26 octubre, 2008

La dulce Geli



Cuando Geli llegó a la casa de su tío Adolf, con una mano delante y otra detrás, asumió que todo lo que había vivido hasta entonces -tenía diecisiete años- había de desaparecer. Del pasado tan sólo le quedaban su madre, Angela, y su hermana Elfriede. El padre había muerto, sus amigas se habían quedado lejos y el dinero se había esfumado. Las tres mujeres llegaron al apartamento de Adolf, un ambicioso político que poco a poco había logrado hacerse con el control del Partido Nazi, para servirle de criadas. En aquellos años (los últimos de la década de los 20) la casa de Adolf Hitler era un hervidero de gente que entraba y salía, que debatía y pactaba, que conspiraba y aspiraba. Geli aprendió a pasar desapercibida, tan grandota como era ella, tan rubia, tan fuerte, ante las compañías de su tío y jefe. Se hizo transparente. Tan transparente que fue incapaz de ver que, cada vez que servía la cena a su tío y las visitas del día, éste le miraba con ojos de deseo.

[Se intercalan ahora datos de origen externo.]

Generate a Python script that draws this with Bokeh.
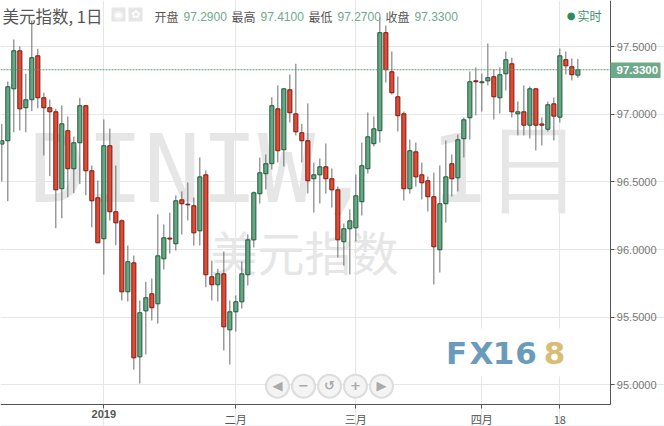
from bokeh.plotting import figure
from bokeh.models import ColumnDataSource, Label, BoxAnnotation, FixedTicker, PrintfTickFormatter
from bokeh.embed import file_html
from bokeh.resources import INLINE

opens = [96.780,96.805,97.189,97.470,97.049,97.108,97.433,97.123,97.049,97.019,96.450,96.879,96.598,96.790,97.064,96.583,96.383,96.080,96.768,96.280,
96.213,95.688,95.902,95.207,95.547,95.673,95.599,95.932,96.085,96.043,96.368,96.336,96.324,96.139,96.553,95.799,95.740,95.821,95.407,95.540,
95.614,95.814,96.072,96.413,96.561,96.635,97.041,96.738,97.182,97.004,96.864,96.805,96.524,96.553,96.612,96.524,96.442,96.058,96.154,96.161,
96.354,96.598,96.783,96.879,97.604,97.315,97.130,97.004,96.450,96.723,96.553,96.509,96.391,95.999,96.339,96.635,96.531,96.820,96.975,97.248,
97.234,97.248,97.278,97.123,97.300,97.374,97.004,97.019,96.920,97.189,96.929,96.890,97.078,96.979,97.404,97.352,97.290]
closes = [96.805,97.204,97.470,97.041,97.108,97.419,97.123,97.049,97.019,96.442,96.930,96.598,96.790,97.064,96.583,96.361,96.050,96.768,96.280,96.198,
95.688,95.910,95.200,95.533,95.644,95.570,95.954,96.087,96.078,96.361,96.339,96.331,96.124,96.538,95.814,95.740,95.821,95.429,95.540,95.614,
95.821,96.072,96.420,96.568,96.635,97.064,96.731,97.189,97.012,96.871,96.805,96.509,96.553,96.612,96.524,96.442,96.072,96.154,96.213,96.398,
96.620,96.834,96.893,97.604,97.330,97.160,96.990,96.450,96.731,96.538,96.494,96.391,96.021,96.339,96.538,96.524,96.812,96.960,97.241,97.241,
97.241,97.271,97.130,97.293,97.404,97.019,97.019,96.920,97.189,96.920,96.920,97.071,96.987,97.433,97.359,97.293,97.330]
highs = [96.930,97.243,97.554,97.502,97.300,97.694,97.485,97.160,97.110,97.041,97.066,96.984,96.836,97.123,97.070,96.622,96.511,96.962,96.895,96.622,
96.223,96.030,95.956,95.624,95.762,95.786,96.260,96.186,96.274,96.400,96.430,96.496,96.385,96.681,96.585,95.919,95.858,95.986,95.624,95.661,
95.912,96.112,96.430,96.681,96.703,97.127,97.214,97.192,97.295,97.374,96.930,97.081,96.644,96.674,96.785,96.600,96.467,96.193,96.297,96.555,
96.792,97.014,96.984,97.717,97.657,97.465,97.280,97.021,96.814,96.792,96.644,96.541,96.570,96.622,96.807,96.703,96.851,96.977,97.317,97.347,
97.302,97.524,97.332,97.347,97.465,97.419,97.095,97.214,97.206,97.192,96.977,97.095,97.125,97.487,97.465,97.413,97.410]
lows = [96.504,96.358,96.868,96.881,96.868,97.024,97.046,96.696,96.543,96.158,96.232,96.388,96.417,96.484,96.402,96.166,96.050,95.816,96.215,96.033,
95.624,95.616,95.113,95.010,95.224,95.476,95.453,95.853,95.971,95.993,96.112,96.215,96.030,96.030,95.722,95.624,95.616,95.254,95.150,95.394,
95.564,95.734,96.016,96.341,96.445,96.592,96.644,96.615,96.940,96.844,96.644,96.415,96.274,96.341,96.415,96.311,95.942,95.882,95.816,96.060,
96.252,96.563,96.763,96.792,97.236,97.147,96.873,96.363,96.415,96.467,96.371,96.282,95.742,95.831,96.200,96.393,96.430,96.681,96.814,96.992,
97.021,97.214,96.962,97.007,97.177,96.977,96.844,96.844,96.822,96.733,96.770,96.873,96.807,96.940,97.295,97.251,97.270]

y_ticks = [95.0, 95.5, 96.0, 96.5, 97.0, 97.5]
x_ticks = [17, 39, 59, 80, 93]
x_labels = ["2019", "二月", "三月", "四月", "18"]
last_price = 97.33
last_text = "97.3300"
title_text = "美元指数, 1日"
wm_main = "DINIW, 1日"
wm_sub = "美元指数"
ohlc_row = [("开盘", "97.2900"), ("最高", "97.4100"), ("最低", "97.2700"), ("收盘", "97.3300")]
button_x = [45.94, 50.28, 54.61, 58.94, 63.28]
button_y = [94.99] * 5
button_marks = ["◀", "−", "↺", "+", "▶"]

GREEN, GREEN_D = "#68a783", "#1d5a3c"
RED, RED_D = "#de4b36", "#7c1a10"
GRID = "#e6e6e6"
NUM = "#6ea98a"

W, H = 664, 426
X0, X1 = -0.222, 101.5    # the chart's own window; the frame also holds the axis margin
Y0, Y1 = 94.853, 97.842
p = figure(width=W, height=H, output_backend="svg", toolbar_location=None,
           x_range=(X0, 110.44), y_range=(94.692, Y1),
           y_axis_location="right", min_border=0,
           frame_width=W, frame_height=H, outline_line_color=None)

p.grid.grid_line_color = GRID
p.grid.grid_line_width = 1
p.xgrid.ticker = FixedTicker(ticks=x_ticks)
p.ygrid.ticker = FixedTicker(ticks=y_ticks)
p.xgrid.bounds = (Y0, Y1)
p.ygrid.bounds = (X0, X1)

p.yaxis.ticker = FixedTicker(ticks=y_ticks)
p.yaxis.formatter = PrintfTickFormatter(format="%.4f")
p.xaxis.ticker = FixedTicker(ticks=x_ticks)
p.xaxis.major_label_overrides = {t: ("" if s == "2019" else s) for t, s in zip(x_ticks, x_labels)}
p.xaxis.fixed_location = Y0
p.yaxis.fixed_location = X1
p.xaxis.bounds = (X0, X1)
p.yaxis.bounds = (Y0, Y1)
for ax in (p.xaxis[0], p.yaxis[0]):
    ax.axis_line_color = "#555555"
    ax.axis_line_width = 1
    ax.major_tick_line_color = "#555555"
    ax.major_tick_out = 4
    ax.major_tick_in = 0
    ax.minor_tick_line_color = None
    ax.major_label_text_color = "#777777"
    ax.major_label_text_font = "Liberation Sans"
    ax.major_label_text_font_size = "11px"
    ax.major_label_standoff = 2
p.xaxis[0].major_label_text_font = "Noto Sans CJK SC"
p.xaxis[0].major_label_text_color = "#555555"


def top(y):
    return H - y


def text(s, x, y, size, color, font="Liberation Sans", style="normal", align="left", level="annotation", **kw):
    lab = Label(x=x, y=top(y), x_units="screen", y_units="screen", text=s, text_font=font,
                text_font_size=f"{size}px", text_color=color, text_font_style=style,
                text_align=align, text_baseline="middle", level=level, **kw)
    p.add_layout(lab)
    return lab


def box(l, r, t, b, color, level="underlay"):
    p.add_layout(BoxAnnotation(left=l, right=r, top=top(t), bottom=top(b), left_units="screen",
                               right_units="screen", top_units="screen", bottom_units="screen",
                               fill_color=color, fill_alpha=1, line_color=None, level=level))


# watermark, under the candles
text(wm_main, 305, 168, 95, "#e6e6e6", font="DejaVu Sans Mono", align="center", level="underlay")
text(wm_sub, 304, 250, 47, "#e6e6e6", font="Noto Sans CJK SC", align="center", level="underlay")

# logo
box(435, 575, 328, 376, "white")
for ch, cx in zip("FX16", [456, 481, 503, 525.5]):
    text(ch, cx, 352, 31, "#6a9bbb", font="DejaVu Sans", style="bold", align="center", level="underlay")
text("8", 554, 352, 31, "#d9bd75", font="DejaVu Sans", style="bold", align="center", level="underlay")

# candles
xs = list(range(len(opens)))
src = ColumnDataSource(dict(
    x=xs, open=opens, close=closes, high=highs, low=lows,
    top=[max(a, b) for a, b in zip(opens, closes)],
    bottom=[min(a, b) for a, b in zip(opens, closes)],
    fill=[GREEN if c >= o else RED for o, c in zip(opens, closes)],
    edge=[GREEN_D if c >= o else RED_D for o, c in zip(opens, closes)],
))
p.segment("x", "high", "x", "low", source=src, line_color="#6b6b6b", line_width=1)
p.vbar("x", width=0.68, top="top", bottom="bottom", source=src, fill_color="fill",
       line_color="edge", line_width=1)

# last price line and box
p.segment([X0], [last_price], [X1], [last_price], line_color="#5d9c79", line_width=1, line_dash="2 1")
box(610, 660, 62, 77.5, "#6ea98a", level="annotation")
text(last_text, 616, 69.6, 11.5, "white", style="bold")

# bold year label and the page's foot line
text(x_labels[0], 103.3, 413, 11, "#555555", style="bold", align="center")
box(0, W, 425, 426, "#e8edf2")

# header
text(title_text, 2, 15.5, 16.5, "#555555", font="Noto Sans CJK SC")
for i, (lab, val) in enumerate(ohlc_row):
    text(lab, 154 + 77 * i, 16, 12, "#555555", font="Noto Sans CJK SC")
    text(val, 183 + 77 * i, 16, 12, NUM)
text("●", 570.5, 15, 10, "#2f8a5c", font="DejaVu Sans", align="center")
text("实时", 577, 15, 12, "#3d9468", font="Noto Sans CJK SC")
for cx, mark in zip([118, 135], ["◉", "✿"]):
    box(cx - 7, cx + 7, 7, 21, "#e6e6e6", level="annotation")
    text(mark, cx, 14, 11, "white", font="DejaVu Sans", align="center")

# zoom buttons
p.scatter(button_x, button_y, marker="circle", size=23, fill_color="#f4f4f4",
          line_color="#dddddd", line_width=2)
for bx, mark in zip([277, 303, 329, 355, 381], button_marks):
    text(mark, bx, 385, 13, "#aaaaaa", font="DejaVu Sans", style="bold", align="center")

open("out.html", "w").write(file_html(p, INLINE))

Él pasaba de los 40. Ella era una adolescente. Y la presencia continua, en la casa, del joven Emil, de no más de treinta años, un muchacho desgarbado, flaco y con ojos brillantes, hizo que ocurriera lo que tenía que ocurrir. Geli se enamoró perdidamente de aquel muchacho, que servía como chófer y hombre de confianza al tío Alf.

El idilio entre los dos, jovencita y muchacho, pronto fue público. Y eso no le gustó nada a Adolf, a pesar de que su carisma sin precedentes -y el poder que, poco a poco, iba ganando en un país arrasado por los desastres de la guerra, en un país ansioso de creer en quien fuera, de soñar en ser lo que había dejado de ser- le hacía tener a todas las mujeres, jóvenes o maduras, que él deseara. Eva, la favorita, tenía apenas dos años más que Geli y, desde su puesto como secretaria, se arrodillaba a los pies de su jefe siempre que éste lo deseara. Pero Adolf se obsesionó con su bella sobrina, de cara redonda y pizpiretos ojos azules, hasta llegar a la sinrazón. Emil fue despedido de forma fulminante de la casa. Geli se quedó con el corazón destrozado, y Adolf, con el camino libre.

Digamos que Geli se dejó querer porque no tenía más remedio. Adolf lo daba todo por ella, por acariciar sus rizos rubios y oír su risa infantil. Ella no se planteaba mucho más, ahora que Emil se había ido. Así fue como la niña sucumbió ante el líder, y el líder ante la niña. Quizás es una historia que se podía catalogar, incluso, como bella. Pero recuerden : todas las bellas historias, si en ellas es protagonista el amor -o la pasión, al menos-, acaban mal.

Y esta no fue una excepción. El 19 de septiembre de 1931, Geli apareció muerta, tumbada sobre un enorme charco de sangre, en la habitación que Adolf había dispuesto para ella en su casa. Tenía 23 años. Nunca se supo exactamente que pasó, sólo que Adolf, a partir de entonces, se convirtió en otra persona. Una persona aún más fría, aún más ausente, aún más retraída de lo normal en él, que no era poco. Alguien distante. Alguien que, cuentan, nunca fue capaz de volver a amar de la misma manera, ni siquiera a la anegada Eva, que le acabaría por dar todo, incluida su vida.

No hubo nota ni razones. Muchos dijeron que lo de la pequeña sobrina-amante de Hitler no había sido un suicidio, sino algo más. La pistola asesina fue la del mismo Adolf, una Walther 6.35, el tiro mortal, en el pecho. La muerta, la niña; el asesino de masas, el tío. Las dudas, interminables. Ocurrió hace setenta y siete años.

El resto de la historia, la que no es de amor pero sí de muerte, ya la conocen. Por desgracia.